■ **Task directions**
Pull each line holding the word "this" from the data.

■ **Dataset entries**

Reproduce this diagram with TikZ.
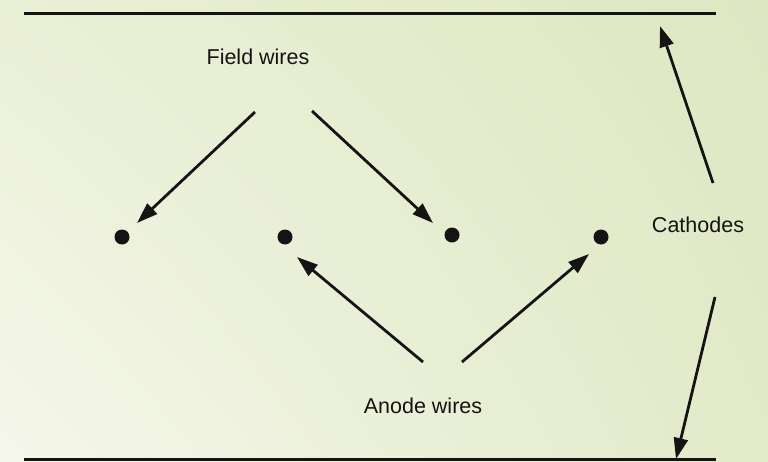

==

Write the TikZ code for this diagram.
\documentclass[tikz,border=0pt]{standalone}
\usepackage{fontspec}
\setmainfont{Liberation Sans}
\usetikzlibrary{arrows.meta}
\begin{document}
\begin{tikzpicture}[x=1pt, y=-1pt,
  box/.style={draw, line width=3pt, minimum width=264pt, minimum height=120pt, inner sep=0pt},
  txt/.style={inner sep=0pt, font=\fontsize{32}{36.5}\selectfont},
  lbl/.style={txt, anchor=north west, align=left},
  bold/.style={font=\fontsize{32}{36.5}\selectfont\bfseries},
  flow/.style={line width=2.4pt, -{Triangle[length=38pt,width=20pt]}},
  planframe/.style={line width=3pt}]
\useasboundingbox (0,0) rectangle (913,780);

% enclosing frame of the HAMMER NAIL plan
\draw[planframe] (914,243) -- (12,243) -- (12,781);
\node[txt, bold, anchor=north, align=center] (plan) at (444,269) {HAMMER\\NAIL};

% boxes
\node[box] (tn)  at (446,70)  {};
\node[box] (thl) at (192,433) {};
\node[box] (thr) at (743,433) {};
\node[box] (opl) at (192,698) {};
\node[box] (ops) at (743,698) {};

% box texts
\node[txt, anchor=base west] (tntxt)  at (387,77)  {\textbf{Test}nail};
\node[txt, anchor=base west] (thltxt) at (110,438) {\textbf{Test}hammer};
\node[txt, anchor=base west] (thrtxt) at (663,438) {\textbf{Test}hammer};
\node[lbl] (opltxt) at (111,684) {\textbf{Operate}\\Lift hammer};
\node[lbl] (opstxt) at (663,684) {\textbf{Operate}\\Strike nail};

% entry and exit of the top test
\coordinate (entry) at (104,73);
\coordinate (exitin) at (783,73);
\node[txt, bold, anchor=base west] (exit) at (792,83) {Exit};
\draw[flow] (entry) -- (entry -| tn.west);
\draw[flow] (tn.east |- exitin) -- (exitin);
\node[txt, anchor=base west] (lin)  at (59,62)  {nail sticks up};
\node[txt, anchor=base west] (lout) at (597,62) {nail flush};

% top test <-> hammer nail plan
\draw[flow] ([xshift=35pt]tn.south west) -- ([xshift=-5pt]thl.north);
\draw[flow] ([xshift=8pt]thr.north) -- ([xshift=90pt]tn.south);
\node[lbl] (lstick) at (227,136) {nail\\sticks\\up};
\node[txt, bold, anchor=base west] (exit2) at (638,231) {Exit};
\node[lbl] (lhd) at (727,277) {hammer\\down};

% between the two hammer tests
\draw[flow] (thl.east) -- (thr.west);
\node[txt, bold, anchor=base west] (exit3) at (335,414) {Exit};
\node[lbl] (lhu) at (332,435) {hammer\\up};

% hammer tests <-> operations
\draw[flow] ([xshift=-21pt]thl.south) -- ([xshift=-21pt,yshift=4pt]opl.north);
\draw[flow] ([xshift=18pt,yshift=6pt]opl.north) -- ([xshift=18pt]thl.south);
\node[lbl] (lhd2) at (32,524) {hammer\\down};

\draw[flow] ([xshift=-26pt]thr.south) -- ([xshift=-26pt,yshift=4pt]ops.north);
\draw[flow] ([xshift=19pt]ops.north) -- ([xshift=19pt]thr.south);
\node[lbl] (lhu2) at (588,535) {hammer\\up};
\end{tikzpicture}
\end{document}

■ **Task response**
Reproduce this diagram with TikZ.
Write the TikZ code for this diagram.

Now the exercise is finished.